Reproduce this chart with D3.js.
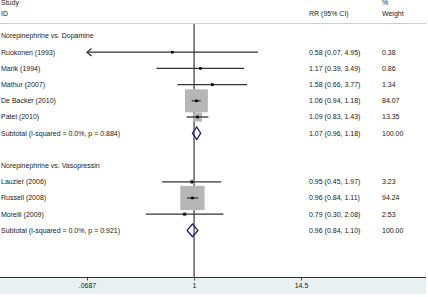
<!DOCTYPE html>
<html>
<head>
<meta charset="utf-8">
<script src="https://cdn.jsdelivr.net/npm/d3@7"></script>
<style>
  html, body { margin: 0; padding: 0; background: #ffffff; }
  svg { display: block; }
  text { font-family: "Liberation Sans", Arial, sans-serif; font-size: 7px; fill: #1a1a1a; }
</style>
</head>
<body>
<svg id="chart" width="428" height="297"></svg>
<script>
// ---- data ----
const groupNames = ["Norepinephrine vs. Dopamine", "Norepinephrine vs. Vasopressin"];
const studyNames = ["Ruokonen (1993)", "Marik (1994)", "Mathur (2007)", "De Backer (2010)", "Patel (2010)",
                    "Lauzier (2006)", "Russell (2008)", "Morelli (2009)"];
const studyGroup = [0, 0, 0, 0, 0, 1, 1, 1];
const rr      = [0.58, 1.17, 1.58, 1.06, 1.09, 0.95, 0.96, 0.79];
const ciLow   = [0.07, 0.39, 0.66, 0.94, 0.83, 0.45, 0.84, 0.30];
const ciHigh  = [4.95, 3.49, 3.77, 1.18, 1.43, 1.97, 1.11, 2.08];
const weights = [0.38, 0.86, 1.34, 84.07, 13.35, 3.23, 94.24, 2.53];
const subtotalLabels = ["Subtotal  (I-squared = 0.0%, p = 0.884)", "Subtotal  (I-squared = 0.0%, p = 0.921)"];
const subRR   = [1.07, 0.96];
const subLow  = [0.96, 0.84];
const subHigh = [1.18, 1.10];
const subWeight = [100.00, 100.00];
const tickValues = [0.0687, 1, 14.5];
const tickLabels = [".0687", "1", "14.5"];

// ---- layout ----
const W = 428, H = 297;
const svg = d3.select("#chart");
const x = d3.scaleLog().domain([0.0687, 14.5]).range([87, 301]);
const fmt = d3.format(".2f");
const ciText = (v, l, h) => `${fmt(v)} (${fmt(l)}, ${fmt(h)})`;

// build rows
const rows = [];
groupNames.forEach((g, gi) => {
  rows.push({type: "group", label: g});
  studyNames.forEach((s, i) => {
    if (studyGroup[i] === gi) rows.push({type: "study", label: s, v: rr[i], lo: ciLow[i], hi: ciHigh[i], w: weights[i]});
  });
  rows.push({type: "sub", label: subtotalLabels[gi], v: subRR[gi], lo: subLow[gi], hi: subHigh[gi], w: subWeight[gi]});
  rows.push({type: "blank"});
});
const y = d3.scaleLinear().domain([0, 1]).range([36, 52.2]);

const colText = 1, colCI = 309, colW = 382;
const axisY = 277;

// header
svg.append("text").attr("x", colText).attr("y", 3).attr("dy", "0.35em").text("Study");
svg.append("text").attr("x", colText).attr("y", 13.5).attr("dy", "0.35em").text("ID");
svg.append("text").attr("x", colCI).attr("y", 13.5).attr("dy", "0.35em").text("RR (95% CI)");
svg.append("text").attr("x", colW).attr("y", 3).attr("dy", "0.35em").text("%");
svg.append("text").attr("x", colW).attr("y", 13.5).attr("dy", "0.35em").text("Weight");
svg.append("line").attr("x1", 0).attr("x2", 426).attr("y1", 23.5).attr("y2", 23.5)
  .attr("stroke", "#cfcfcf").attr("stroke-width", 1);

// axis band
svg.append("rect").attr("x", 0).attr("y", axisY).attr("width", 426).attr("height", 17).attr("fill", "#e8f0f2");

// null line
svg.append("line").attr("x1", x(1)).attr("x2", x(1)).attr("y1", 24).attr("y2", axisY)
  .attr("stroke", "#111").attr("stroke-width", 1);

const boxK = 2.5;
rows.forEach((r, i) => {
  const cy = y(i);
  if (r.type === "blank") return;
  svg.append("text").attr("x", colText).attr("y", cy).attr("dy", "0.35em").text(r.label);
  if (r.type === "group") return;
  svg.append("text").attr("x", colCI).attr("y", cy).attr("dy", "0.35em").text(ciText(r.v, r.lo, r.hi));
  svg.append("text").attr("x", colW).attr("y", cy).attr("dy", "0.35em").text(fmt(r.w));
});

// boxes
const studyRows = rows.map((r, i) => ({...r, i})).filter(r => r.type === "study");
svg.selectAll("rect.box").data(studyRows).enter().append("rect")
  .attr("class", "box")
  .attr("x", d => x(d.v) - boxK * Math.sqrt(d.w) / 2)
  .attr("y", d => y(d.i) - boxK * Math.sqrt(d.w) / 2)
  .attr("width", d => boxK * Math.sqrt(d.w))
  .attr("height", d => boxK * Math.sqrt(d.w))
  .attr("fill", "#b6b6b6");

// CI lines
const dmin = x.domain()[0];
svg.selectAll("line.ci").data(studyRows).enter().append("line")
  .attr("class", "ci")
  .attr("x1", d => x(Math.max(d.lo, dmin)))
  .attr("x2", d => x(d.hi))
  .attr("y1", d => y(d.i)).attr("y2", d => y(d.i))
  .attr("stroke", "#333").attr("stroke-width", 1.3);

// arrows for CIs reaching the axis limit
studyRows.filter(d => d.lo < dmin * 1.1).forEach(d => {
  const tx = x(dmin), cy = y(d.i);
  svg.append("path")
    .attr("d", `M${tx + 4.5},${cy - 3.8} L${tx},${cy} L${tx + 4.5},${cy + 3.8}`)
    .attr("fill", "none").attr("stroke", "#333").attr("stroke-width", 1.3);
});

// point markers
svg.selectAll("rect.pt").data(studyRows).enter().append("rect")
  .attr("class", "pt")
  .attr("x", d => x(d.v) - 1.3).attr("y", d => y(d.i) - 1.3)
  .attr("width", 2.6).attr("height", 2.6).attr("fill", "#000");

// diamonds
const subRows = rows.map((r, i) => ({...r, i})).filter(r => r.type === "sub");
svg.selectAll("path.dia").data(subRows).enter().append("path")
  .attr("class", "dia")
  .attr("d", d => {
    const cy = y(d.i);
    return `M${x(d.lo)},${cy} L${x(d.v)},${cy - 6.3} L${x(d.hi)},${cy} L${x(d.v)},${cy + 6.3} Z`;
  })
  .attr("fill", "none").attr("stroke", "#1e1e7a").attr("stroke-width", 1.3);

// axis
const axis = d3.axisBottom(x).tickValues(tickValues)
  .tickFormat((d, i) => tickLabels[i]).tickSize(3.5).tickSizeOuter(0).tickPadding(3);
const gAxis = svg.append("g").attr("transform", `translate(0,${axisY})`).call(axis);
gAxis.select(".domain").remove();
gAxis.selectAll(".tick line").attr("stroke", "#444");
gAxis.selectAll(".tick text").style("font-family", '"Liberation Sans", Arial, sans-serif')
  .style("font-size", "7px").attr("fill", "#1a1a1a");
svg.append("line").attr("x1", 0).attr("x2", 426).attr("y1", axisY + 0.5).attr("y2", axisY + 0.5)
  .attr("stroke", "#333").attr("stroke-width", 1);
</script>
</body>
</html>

Exercise brief - Write out the material above again, word for word, minus its pictures.

Correct output -
Reproduce this chart with D3.js.
<!DOCTYPE html>
<html>
<head>
<meta charset="utf-8">
<script src="https://cdn.jsdelivr.net/npm/d3@7"></script>
<style>
  html, body { margin: 0; padding: 0; background: #ffffff; }
  svg { display: block; }
  text { font-family: "Liberation Sans", Arial, sans-serif; font-size: 7px; fill: #1a1a1a; }
</style>
</head>
<body>
<svg id="chart" width="428" height="297"></svg>
<script>
// ---- data ----
const groupNames = ["Norepinephrine vs. Dopamine", "Norepinephrine vs. Vasopressin"];
const studyNames = ["Ruokonen (1993)", "Marik (1994)", "Mathur (2007)", "De Backer (2010)", "Patel (2010)",
                    "Lauzier (2006)", "Russell (2008)", "Morelli (2009)"];
const studyGroup = [0, 0, 0, 0, 0, 1, 1, 1];
const rr      = [0.58, 1.17, 1.58, 1.06, 1.09, 0.95, 0.96, 0.79];
const ciLow   = [0.07, 0.39, 0.66, 0.94, 0.83, 0.45, 0.84, 0.30];
const ciHigh  = [4.95, 3.49, 3.77, 1.18, 1.43, 1.97, 1.11, 2.08];
const weights = [0.38, 0.86, 1.34, 84.07, 13.35, 3.23, 94.24, 2.53];
const subtotalLabels = ["Subtotal  (I-squared = 0.0%, p = 0.884)", "Subtotal  (I-squared = 0.0%, p = 0.921)"];
const subRR   = [1.07, 0.96];
const subLow  = [0.96, 0.84];
const subHigh = [1.18, 1.10];
const subWeight = [100.00, 100.00];
const tickValues = [0.0687, 1, 14.5];
const tickLabels = [".0687", "1", "14.5"];

// ---- layout ----
const W = 428, H = 297;
const svg = d3.select("#chart");
const x = d3.scaleLog().domain([0.0687, 14.5]).range([87, 301]);
const fmt = d3.format(".2f");
const ciText = (v, l, h) => `${fmt(v)} (${fmt(l)}, ${fmt(h)})`;

// build rows
const rows = [];
groupNames.forEach((g, gi) => {
  rows.push({type: "group", label: g});
  studyNames.forEach((s, i) => {
    if (studyGroup[i] === gi) rows.push({type: "study", label: s, v: rr[i], lo: ciLow[i], hi: ciHigh[i], w: weights[i]});
  });
  rows.push({type: "sub", label: subtotalLabels[gi], v: subRR[gi], lo: subLow[gi], hi: subHigh[gi], w: subWeight[gi]});
  rows.push({type: "blank"});
});
const y = d3.scaleLinear().domain([0, 1]).range([36, 52.2]);

const colText = 1, colCI = 309, colW = 382;
const axisY = 277;

// header
svg.append("text").attr("x", colText).attr("y", 3).attr("dy", "0.35em").text("Study");
svg.append("text").attr("x", colText).attr("y", 13.5).attr("dy", "0.35em").text("ID");
svg.append("text").attr("x", colCI).attr("y", 13.5).attr("dy", "0.35em").text("RR (95% CI)");
svg.append("text").attr("x", colW).attr("y", 3).attr("dy", "0.35em").text("%");
svg.append("text").attr("x", colW).attr("y", 13.5).attr("dy", "0.35em").text("Weight");
svg.append("line").attr("x1", 0).attr("x2", 426).attr("y1", 23.5).attr("y2", 23.5)
  .attr("stroke", "#cfcfcf").attr("stroke-width", 1);

// axis band
svg.append("rect").attr("x", 0).attr("y", axisY).attr("width", 426).attr("height", 17).attr("fill", "#e8f0f2");

// null line
svg.append("line").attr("x1", x(1)).attr("x2", x(1)).attr("y1", 24).attr("y2", axisY)
  .attr("stroke", "#111").attr("stroke-width", 1);

const boxK = 2.5;
rows.forEach((r, i) => {
  const cy = y(i);
  if (r.type === "blank") return;
  svg.append("text").attr("x", colText).attr("y", cy).attr("dy", "0.35em").text(r.label);
  if (r.type === "group") return;
  svg.append("text").attr("x", colCI).attr("y", cy).attr("dy", "0.35em").text(ciText(r.v, r.lo, r.hi));
  svg.append("text").attr("x", colW).attr("y", cy).attr("dy", "0.35em").text(fmt(r.w));
});

// boxes
const studyRows = rows.map((r, i) => ({...r, i})).filter(r => r.type === "study");
svg.selectAll("rect.box").data(studyRows).enter().append("rect")
  .attr("class", "box")
  .attr("x", d => x(d.v) - boxK * Math.sqrt(d.w) / 2)
  .attr("y", d => y(d.i) - boxK * Math.sqrt(d.w) / 2)
  .attr("width", d => boxK * Math.sqrt(d.w))
  .attr("height", d => boxK * Math.sqrt(d.w))
  .attr("fill", "#b6b6b6");

// CI lines
const dmin = x.domain()[0];
svg.selectAll("line.ci").data(studyRows).enter().append("line")
  .attr("class", "ci")
  .attr("x1", d => x(Math.max(d.lo, dmin)))
  .attr("x2", d => x(d.hi))
  .attr("y1", d => y(d.i)).attr("y2", d => y(d.i))
  .attr("stroke", "#333").attr("stroke-width", 1.3);

// arrows for CIs reaching the axis limit
studyRows.filter(d => d.lo < dmin * 1.1).forEach(d => {
  const tx = x(dmin), cy = y(d.i);
  svg.append("path")
    .attr("d", `M${tx + 4.5},${cy - 3.8} L${tx},${cy} L${tx + 4.5},${cy + 3.8}`)
    .attr("fill", "none").attr("stroke", "#333").attr("stroke-width", 1.3);
});

// point markers
svg.selectAll("rect.pt").data(studyRows).enter().append("rect")
  .attr("class", "pt")
  .attr("x", d => x(d.v) - 1.3).attr("y", d => y(d.i) - 1.3)
  .attr("width", 2.6).attr("height", 2.6).attr("fill", "#000");

// diamonds
const subRows = rows.map((r, i) => ({...r, i})).filter(r => r.type === "sub");
svg.selectAll("path.dia").data(subRows).enter().append("path")
  .attr("class", "dia")
  .attr("d", d => {
    const cy = y(d.i);
    return `M${x(d.lo)},${cy} L${x(d.v)},${cy - 6.3} L${x(d.hi)},${cy} L${x(d.v)},${cy + 6.3} Z`;
  })
  .attr("fill", "none").attr("stroke", "#1e1e7a").attr("stroke-width", 1.3);

// axis
const axis = d3.axisBottom(x).tickValues(tickValues)
  .tickFormat((d, i) => tickLabels[i]).tickSize(3.5).tickSizeOuter(0).tickPadding(3);
const gAxis = svg.append("g").attr("transform", `translate(0,${axisY})`).call(axis);
gAxis.select(".domain").remove();
gAxis.selectAll(".tick line").attr("stroke", "#444");
gAxis.selectAll(".tick text").style("font-family", '"Liberation Sans", Arial, sans-serif')
  .style("font-size", "7px").attr("fill", "#1a1a1a");
svg.append("line").attr("x1", 0).attr("x2", 426).attr("y1", axisY + 0.5).attr("y2", axisY + 0.5)
  .attr("stroke", "#333").attr("stroke-width", 1);
</script>
</body>
</html>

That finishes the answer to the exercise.